>> begin RECORDS TO USE

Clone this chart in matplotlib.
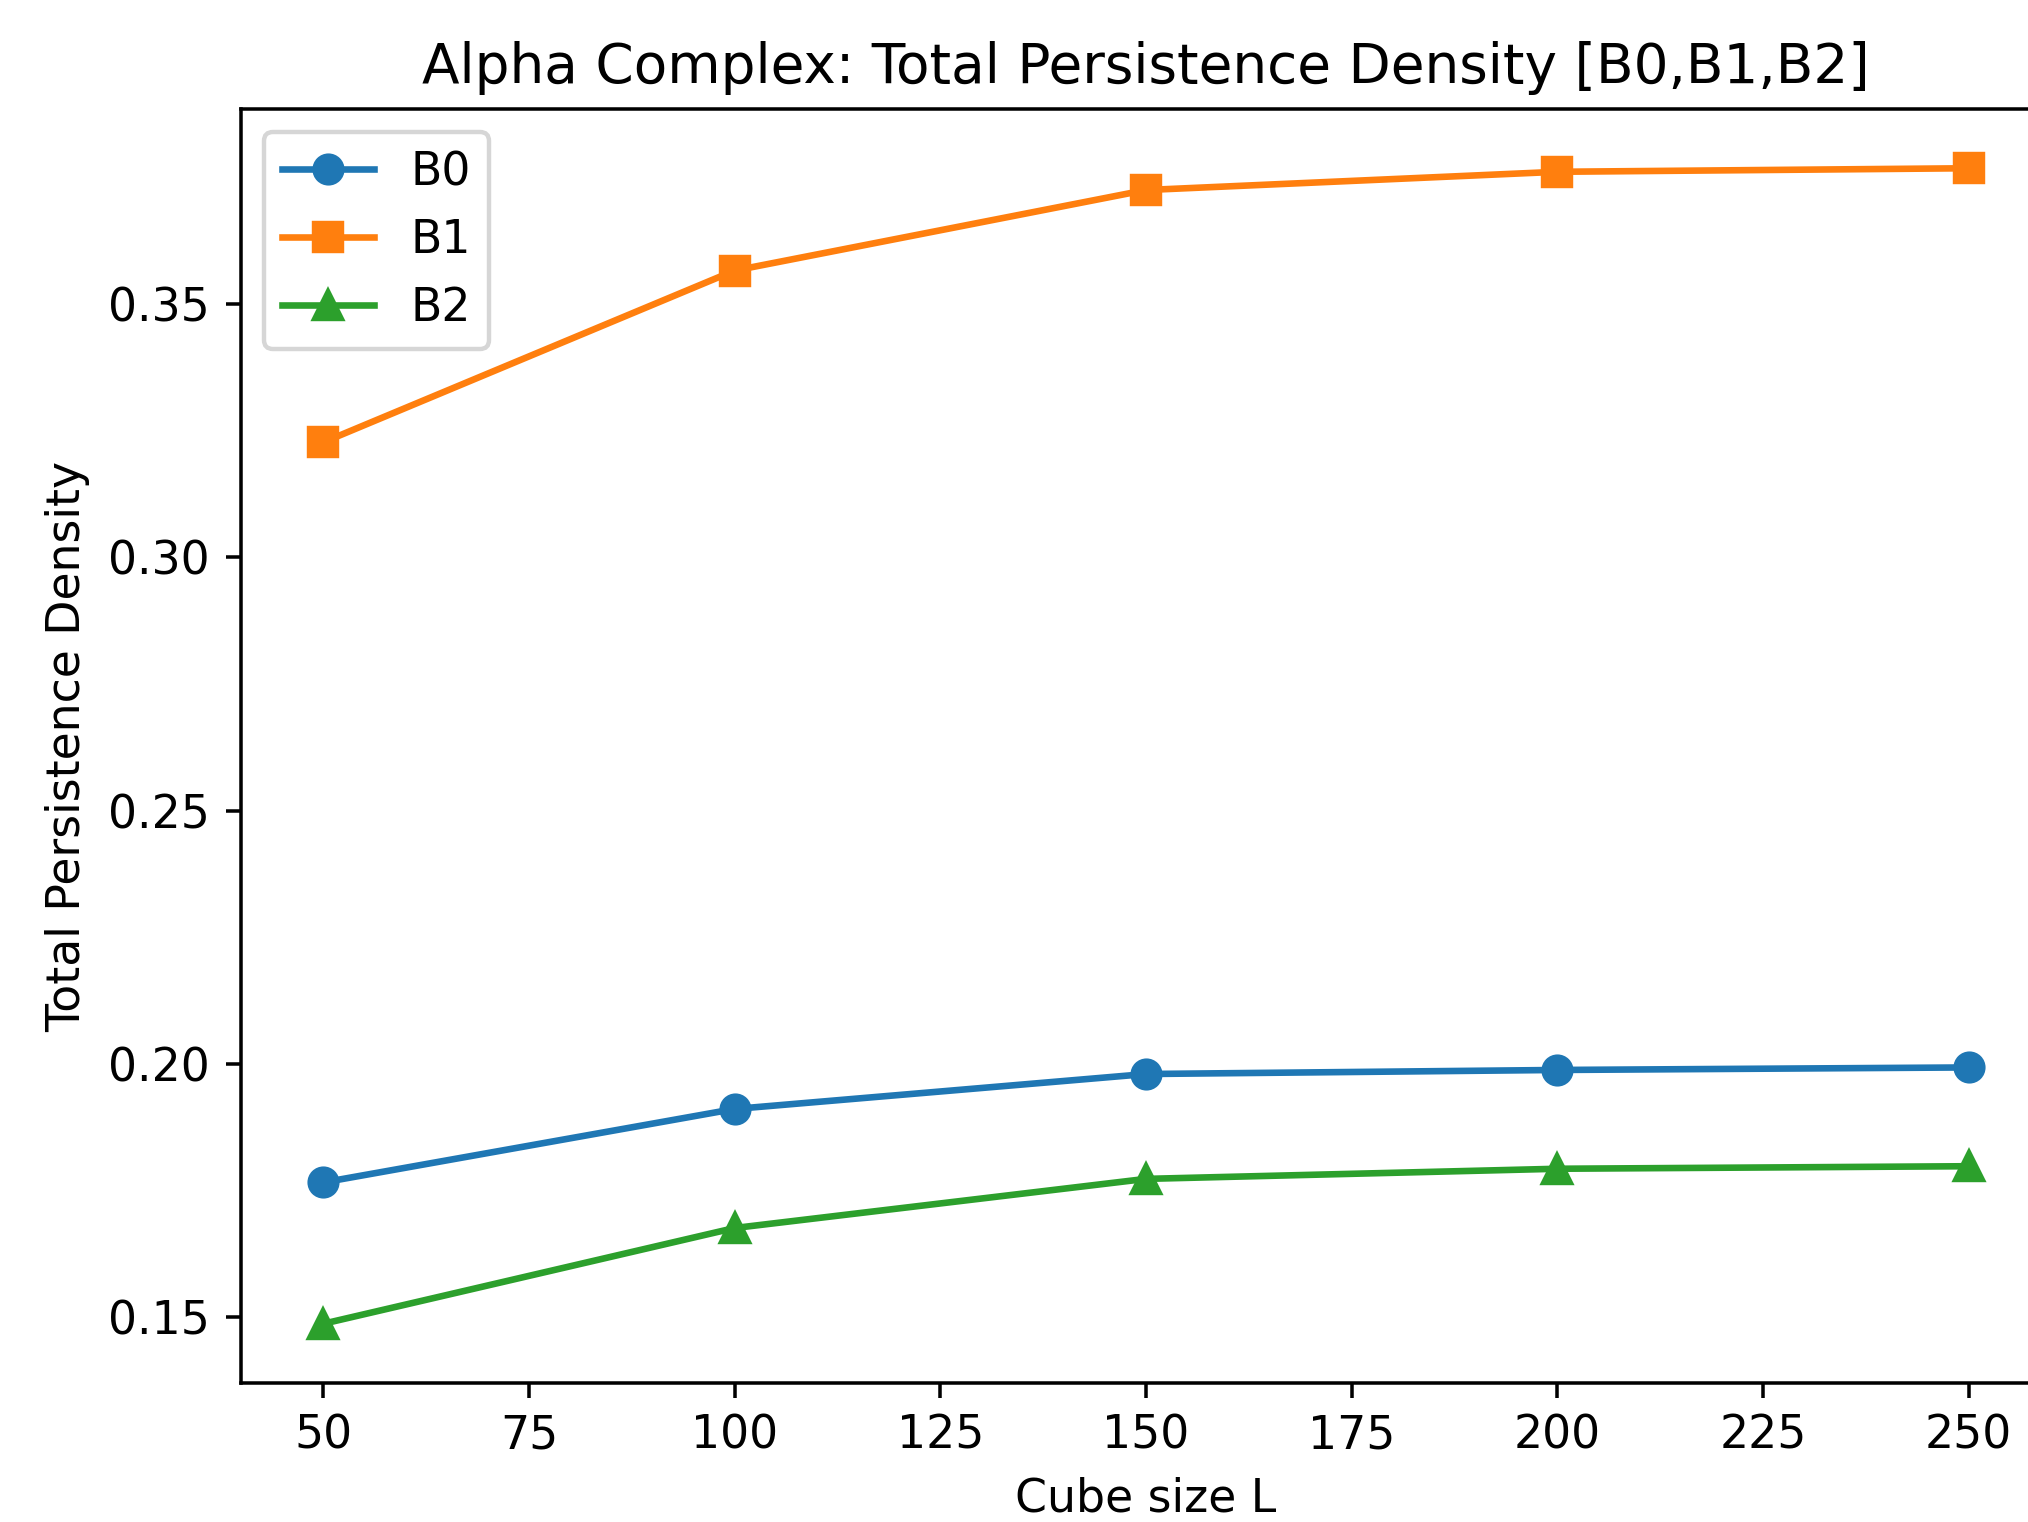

>> end RECORDS TO USE
>> begin RECORDS TO USE

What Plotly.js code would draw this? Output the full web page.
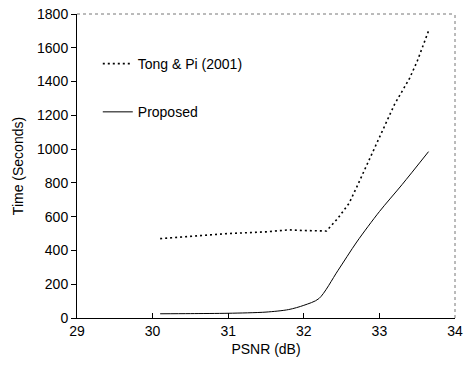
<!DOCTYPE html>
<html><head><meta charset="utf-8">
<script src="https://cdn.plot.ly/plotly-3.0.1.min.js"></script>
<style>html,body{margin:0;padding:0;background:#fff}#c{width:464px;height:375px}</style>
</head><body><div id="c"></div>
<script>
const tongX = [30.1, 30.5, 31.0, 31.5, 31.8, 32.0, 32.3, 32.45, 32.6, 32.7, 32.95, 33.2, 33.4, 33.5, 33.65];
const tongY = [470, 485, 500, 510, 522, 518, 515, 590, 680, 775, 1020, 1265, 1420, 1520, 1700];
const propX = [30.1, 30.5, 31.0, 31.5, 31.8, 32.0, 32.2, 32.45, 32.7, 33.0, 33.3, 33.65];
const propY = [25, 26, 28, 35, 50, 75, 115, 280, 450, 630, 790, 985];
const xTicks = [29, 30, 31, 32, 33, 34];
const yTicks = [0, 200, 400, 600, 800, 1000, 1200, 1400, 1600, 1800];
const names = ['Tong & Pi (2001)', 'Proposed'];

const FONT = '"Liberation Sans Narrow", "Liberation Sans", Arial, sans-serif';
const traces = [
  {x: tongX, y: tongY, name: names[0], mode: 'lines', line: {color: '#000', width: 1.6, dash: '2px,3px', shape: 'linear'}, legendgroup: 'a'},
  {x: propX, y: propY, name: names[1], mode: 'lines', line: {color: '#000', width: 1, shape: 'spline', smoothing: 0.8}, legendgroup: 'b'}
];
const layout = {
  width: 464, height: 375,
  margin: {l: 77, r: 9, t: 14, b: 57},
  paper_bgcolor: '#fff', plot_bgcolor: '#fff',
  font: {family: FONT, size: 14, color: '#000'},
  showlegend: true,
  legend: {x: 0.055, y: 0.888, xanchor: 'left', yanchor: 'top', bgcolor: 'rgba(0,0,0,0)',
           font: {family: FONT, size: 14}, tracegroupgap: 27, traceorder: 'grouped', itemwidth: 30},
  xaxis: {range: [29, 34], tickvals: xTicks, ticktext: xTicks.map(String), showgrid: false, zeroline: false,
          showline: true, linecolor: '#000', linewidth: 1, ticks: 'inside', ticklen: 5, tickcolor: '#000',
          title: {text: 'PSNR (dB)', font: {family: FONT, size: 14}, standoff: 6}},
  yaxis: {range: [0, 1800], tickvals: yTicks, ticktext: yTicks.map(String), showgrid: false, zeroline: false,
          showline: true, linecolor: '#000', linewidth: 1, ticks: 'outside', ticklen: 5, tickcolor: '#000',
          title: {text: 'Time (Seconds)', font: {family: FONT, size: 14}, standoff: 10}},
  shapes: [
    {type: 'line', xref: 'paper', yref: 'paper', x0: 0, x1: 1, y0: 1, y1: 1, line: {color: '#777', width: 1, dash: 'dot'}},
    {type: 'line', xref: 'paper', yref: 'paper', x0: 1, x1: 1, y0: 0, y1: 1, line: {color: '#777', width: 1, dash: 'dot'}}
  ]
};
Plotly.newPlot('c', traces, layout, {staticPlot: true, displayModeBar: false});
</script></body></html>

>> end RECORDS TO USE
>> begin RECORDS TO USE

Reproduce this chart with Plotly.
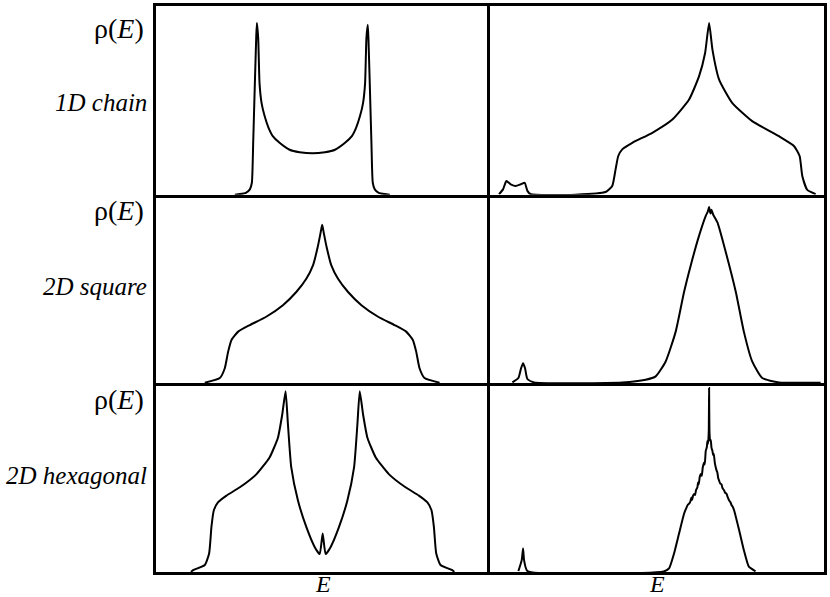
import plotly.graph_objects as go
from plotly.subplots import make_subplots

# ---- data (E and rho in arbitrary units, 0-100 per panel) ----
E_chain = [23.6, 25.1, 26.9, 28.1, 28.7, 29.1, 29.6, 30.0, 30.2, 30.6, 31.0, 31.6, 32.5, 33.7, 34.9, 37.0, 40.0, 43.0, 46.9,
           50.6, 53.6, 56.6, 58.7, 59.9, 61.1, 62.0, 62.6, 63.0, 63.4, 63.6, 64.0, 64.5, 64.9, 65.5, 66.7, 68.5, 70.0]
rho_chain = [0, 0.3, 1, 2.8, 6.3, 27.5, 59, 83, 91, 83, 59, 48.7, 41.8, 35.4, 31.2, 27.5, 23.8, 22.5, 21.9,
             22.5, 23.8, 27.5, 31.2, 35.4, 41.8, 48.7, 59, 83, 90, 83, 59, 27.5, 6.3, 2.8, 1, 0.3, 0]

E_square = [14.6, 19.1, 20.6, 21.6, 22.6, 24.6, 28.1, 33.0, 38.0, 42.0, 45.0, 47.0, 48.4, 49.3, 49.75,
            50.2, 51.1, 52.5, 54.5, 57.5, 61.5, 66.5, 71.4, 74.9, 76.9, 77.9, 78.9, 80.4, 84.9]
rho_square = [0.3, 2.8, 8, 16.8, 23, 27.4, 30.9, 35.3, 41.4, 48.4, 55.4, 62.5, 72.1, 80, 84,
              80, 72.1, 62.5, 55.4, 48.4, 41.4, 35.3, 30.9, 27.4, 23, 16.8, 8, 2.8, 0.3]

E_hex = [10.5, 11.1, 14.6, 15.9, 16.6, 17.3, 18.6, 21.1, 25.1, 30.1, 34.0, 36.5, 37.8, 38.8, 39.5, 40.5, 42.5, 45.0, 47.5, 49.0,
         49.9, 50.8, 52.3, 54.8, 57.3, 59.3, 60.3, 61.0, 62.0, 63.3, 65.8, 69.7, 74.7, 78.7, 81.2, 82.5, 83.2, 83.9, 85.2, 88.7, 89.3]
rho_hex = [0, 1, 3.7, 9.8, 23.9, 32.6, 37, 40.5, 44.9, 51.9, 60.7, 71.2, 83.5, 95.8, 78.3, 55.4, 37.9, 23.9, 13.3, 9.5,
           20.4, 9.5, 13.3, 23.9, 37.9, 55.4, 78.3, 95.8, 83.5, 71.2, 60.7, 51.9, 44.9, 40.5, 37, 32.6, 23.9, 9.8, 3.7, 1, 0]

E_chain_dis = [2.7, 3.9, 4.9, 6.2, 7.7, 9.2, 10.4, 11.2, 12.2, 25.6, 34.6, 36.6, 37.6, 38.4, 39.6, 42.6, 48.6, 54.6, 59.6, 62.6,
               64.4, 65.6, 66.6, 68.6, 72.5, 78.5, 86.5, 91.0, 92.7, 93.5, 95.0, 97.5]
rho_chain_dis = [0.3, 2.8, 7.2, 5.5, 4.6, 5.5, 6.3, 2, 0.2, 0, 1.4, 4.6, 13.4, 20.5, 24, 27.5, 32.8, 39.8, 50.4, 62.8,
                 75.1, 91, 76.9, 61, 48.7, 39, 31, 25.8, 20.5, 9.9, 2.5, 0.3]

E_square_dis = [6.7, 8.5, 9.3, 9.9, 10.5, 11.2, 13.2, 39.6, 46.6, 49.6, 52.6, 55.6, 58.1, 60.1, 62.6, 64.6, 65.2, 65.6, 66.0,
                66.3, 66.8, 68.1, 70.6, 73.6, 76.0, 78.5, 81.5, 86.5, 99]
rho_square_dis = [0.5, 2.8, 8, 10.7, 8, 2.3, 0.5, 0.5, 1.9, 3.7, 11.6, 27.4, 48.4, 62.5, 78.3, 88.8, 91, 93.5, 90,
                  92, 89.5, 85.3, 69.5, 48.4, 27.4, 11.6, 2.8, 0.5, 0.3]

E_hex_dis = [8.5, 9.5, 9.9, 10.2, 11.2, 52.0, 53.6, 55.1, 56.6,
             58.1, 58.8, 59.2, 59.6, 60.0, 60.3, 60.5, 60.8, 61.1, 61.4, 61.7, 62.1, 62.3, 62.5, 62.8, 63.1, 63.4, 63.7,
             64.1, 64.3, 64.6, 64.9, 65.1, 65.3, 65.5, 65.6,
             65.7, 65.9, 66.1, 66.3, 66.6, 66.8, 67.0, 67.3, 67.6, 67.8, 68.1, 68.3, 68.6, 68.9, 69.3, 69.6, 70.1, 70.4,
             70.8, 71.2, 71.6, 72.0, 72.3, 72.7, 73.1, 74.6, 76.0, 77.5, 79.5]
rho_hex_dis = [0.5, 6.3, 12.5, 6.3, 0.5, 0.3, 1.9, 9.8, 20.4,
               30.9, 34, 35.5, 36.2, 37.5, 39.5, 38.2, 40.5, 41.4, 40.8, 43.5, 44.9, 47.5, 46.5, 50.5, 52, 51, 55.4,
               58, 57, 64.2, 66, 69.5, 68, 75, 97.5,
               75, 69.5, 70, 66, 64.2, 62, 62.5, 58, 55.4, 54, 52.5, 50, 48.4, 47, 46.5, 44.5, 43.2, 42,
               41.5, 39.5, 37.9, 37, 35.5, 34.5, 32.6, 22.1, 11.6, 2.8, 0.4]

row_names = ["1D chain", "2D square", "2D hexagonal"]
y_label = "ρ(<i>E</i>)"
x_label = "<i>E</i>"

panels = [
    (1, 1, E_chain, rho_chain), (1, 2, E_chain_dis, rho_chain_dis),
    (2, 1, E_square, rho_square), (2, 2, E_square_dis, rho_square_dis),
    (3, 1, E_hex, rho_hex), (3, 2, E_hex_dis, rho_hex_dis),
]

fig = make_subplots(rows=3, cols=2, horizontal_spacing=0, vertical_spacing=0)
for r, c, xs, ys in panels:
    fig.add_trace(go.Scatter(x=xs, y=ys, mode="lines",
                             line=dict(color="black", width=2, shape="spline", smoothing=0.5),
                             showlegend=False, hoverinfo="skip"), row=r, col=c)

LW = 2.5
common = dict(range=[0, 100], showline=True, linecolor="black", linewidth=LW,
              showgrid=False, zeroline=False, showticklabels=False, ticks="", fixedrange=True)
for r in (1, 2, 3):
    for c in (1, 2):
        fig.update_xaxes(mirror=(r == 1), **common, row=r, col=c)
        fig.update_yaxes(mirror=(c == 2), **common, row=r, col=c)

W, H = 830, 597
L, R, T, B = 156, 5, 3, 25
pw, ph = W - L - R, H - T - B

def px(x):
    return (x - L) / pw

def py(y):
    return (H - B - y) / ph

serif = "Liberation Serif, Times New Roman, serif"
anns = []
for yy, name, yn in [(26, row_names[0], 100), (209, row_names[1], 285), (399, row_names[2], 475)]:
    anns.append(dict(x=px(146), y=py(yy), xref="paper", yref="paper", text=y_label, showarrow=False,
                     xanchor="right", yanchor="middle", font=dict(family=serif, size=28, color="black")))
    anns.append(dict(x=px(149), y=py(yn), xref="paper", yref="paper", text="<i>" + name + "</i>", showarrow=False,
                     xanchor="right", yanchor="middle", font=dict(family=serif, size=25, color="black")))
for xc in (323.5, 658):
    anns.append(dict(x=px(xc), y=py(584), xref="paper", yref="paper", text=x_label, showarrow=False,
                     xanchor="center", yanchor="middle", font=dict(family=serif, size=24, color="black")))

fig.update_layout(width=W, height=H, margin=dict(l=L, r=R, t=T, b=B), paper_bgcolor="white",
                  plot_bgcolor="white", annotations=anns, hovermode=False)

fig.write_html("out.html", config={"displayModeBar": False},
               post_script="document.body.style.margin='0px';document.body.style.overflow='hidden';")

>> end RECORDS TO USE

GOAL OF THE EXERCISE – Only the lines from the one with "What Plotly.js code" down to the one with "const names = ['Tong" belong in your copy, both ends included; write them out exactly and skip any pictures.

EXPECTED ANSWER –
What Plotly.js code would draw this? Output the full web page.
<!DOCTYPE html>
<html><head><meta charset="utf-8">
<script src="https://cdn.plot.ly/plotly-3.0.1.min.js"></script>
<style>html,body{margin:0;padding:0;background:#fff}#c{width:464px;height:375px}</style>
</head><body><div id="c"></div>
<script>
const tongX = [30.1, 30.5, 31.0, 31.5, 31.8, 32.0, 32.3, 32.45, 32.6, 32.7, 32.95, 33.2, 33.4, 33.5, 33.65];
const tongY = [470, 485, 500, 510, 522, 518, 515, 590, 680, 775, 1020, 1265, 1420, 1520, 1700];
const propX = [30.1, 30.5, 31.0, 31.5, 31.8, 32.0, 32.2, 32.45, 32.7, 33.0, 33.3, 33.65];
const propY = [25, 26, 28, 35, 50, 75, 115, 280, 450, 630, 790, 985];
const xTicks = [29, 30, 31, 32, 33, 34];
const yTicks = [0, 200, 400, 600, 800, 1000, 1200, 1400, 1600, 1800];
const names = ['Tong & Pi (2001)', 'Proposed'];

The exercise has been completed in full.